The new Apple 27-inch iMac has been designed to also work as a standalone display. While this may not be true HDMI IN like so many people would just love to see, it is nonetheless an input to the iMac's gorgeous display

Given the size and quality of the screen of this computer, and the fact that we have an aging G4 mini doing a decent amount of our media handling at home, I've been noodling with the concept of ditching a traditional TV altogether and just having a computer in the living room.

The big hold up is all the stuff that needs to be plugged into the living room display, basically just disc players and video game consoles at this point, and as a PS3 owner, the latter is also my former. With the iMac taking input now, just need someone to spearhead the initiative to create the missing link between our TV peripherals and le iMac. Something like this:

Now, I really don't even need that cable input, but it'd be nice; there's hardly anything on TV that can't be retrieved from the Internet. We already don't pay for cable (it's just that Comcast bundles it so that Internet without cable costs the same as Internet with cable). And I'm only thinking component for the sake of the Wii. Really, we're in the era of the Single Cable, HDMI. Why HDMI doesn't carry power like USB is something I've wondered but never bothered to look up, but it'd be pretty sweet if you didn't have to plug anything HDMI into the wall as well.
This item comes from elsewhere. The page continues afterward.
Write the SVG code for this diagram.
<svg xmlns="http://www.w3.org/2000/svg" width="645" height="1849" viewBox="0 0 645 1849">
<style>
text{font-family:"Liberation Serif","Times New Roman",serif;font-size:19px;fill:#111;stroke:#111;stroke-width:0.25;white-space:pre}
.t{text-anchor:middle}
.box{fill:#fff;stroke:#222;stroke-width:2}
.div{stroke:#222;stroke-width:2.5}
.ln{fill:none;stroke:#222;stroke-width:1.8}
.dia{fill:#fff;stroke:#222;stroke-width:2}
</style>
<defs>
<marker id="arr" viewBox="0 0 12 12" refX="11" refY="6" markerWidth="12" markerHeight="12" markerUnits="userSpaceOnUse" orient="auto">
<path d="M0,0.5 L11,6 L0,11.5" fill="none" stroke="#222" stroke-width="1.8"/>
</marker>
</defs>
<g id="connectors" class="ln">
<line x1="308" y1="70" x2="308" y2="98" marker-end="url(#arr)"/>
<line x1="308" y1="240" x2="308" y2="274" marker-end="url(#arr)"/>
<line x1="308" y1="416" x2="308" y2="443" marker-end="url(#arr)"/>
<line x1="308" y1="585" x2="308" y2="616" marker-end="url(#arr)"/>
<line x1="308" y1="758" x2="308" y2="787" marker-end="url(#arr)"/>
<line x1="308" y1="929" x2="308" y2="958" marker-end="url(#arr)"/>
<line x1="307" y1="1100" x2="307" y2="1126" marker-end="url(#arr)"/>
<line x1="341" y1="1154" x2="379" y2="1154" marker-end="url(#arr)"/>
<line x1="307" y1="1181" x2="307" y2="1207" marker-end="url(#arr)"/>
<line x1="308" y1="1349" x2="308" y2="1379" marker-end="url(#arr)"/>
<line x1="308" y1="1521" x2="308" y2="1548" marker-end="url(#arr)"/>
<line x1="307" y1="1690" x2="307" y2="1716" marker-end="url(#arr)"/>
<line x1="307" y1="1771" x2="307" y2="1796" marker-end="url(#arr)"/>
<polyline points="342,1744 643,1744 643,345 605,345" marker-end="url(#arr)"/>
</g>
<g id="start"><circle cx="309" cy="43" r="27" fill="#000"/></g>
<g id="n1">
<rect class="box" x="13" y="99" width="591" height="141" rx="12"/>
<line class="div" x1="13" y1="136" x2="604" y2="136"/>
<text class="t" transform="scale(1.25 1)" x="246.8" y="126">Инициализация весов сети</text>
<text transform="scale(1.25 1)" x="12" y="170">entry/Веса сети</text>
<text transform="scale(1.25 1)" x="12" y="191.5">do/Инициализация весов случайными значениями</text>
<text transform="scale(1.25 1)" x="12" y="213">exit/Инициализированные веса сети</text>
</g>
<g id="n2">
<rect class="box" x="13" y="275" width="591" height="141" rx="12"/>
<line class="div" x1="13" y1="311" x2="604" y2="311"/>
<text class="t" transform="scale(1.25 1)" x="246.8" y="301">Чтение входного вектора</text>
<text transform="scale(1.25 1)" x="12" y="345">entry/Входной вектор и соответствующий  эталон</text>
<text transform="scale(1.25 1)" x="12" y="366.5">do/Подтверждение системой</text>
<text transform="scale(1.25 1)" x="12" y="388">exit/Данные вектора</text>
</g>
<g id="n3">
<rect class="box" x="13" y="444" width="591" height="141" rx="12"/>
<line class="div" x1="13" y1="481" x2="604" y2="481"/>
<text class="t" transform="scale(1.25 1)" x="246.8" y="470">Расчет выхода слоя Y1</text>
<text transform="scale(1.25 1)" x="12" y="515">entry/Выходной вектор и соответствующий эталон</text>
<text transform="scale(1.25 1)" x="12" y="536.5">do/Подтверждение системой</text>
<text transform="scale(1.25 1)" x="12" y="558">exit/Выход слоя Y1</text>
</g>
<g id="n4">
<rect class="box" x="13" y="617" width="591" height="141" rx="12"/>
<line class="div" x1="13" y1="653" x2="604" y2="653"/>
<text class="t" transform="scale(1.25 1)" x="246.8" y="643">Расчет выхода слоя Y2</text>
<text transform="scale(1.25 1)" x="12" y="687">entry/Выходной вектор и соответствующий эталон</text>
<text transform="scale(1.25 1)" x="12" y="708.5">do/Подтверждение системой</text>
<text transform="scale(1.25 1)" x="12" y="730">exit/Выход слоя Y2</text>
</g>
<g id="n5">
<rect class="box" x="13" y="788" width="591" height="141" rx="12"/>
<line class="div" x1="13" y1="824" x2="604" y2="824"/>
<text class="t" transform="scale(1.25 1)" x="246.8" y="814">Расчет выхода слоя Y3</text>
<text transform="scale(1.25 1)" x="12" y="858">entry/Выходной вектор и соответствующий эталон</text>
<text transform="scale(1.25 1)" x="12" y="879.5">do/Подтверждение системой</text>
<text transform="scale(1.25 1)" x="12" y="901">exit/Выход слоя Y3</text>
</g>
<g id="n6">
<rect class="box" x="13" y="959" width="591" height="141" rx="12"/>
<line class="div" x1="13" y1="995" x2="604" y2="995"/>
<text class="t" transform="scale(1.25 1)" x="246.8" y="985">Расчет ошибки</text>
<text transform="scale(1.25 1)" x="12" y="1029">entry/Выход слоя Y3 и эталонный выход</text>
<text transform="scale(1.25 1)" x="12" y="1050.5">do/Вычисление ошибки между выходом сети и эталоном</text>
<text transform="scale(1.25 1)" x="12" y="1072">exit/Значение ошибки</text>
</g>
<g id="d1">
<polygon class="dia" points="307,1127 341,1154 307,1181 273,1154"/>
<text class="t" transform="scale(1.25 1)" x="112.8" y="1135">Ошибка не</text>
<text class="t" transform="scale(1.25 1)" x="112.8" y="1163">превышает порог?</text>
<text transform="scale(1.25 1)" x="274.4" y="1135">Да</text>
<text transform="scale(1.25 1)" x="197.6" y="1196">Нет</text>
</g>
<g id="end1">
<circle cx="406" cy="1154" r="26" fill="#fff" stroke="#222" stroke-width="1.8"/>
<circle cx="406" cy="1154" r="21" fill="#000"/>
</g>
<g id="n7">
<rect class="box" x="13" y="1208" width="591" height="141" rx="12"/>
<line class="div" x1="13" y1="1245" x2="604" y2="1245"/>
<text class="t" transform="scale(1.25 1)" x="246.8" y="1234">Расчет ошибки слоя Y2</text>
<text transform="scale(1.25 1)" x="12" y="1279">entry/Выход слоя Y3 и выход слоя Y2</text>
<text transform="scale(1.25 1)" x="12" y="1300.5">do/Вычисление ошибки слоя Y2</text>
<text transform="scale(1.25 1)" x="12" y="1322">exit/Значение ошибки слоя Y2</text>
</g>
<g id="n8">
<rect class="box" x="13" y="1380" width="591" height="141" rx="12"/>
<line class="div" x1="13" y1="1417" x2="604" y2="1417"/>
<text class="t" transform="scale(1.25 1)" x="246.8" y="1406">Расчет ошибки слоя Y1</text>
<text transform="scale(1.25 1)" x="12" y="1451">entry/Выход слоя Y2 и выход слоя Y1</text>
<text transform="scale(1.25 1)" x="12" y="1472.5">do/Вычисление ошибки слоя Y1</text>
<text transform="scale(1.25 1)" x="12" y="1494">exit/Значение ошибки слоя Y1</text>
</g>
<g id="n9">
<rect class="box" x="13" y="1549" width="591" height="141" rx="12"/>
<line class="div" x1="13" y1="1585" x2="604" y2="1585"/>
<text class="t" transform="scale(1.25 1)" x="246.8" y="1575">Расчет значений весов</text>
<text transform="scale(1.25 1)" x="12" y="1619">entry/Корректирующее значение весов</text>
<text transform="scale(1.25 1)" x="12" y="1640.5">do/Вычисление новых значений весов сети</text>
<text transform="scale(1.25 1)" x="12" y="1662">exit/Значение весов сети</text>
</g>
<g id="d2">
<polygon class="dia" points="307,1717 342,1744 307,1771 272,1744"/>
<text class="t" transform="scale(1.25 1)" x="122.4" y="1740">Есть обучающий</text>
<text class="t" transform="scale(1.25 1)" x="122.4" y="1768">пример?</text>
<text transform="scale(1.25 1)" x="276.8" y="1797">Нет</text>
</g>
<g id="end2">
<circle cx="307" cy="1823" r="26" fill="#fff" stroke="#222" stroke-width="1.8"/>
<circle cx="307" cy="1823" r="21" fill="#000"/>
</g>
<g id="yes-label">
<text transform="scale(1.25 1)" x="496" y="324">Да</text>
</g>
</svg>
I almost don't need a switch, though I know many people would. I have 3 HDMI inputs on my Samsung, and two of those are taken up by the aforementioned mini and a Roku Digital Video Player. Everything the Roku does could be easily handled through the computer. I don't do that currently with the mini because its too underpowered to do full-screen flash video (Netflix, Amazon on my Roku). 

This would more or less eliminate the Apple TV from one's life too. Front Row does the same thing. 

I'm sure the speakers suck compared to my TV's, but that could be easily remedied in any number of ways.

So, if someone gets on that missing piece, it'd tip the scales toward me actually going through with this. Is there a downside I'm not seeing?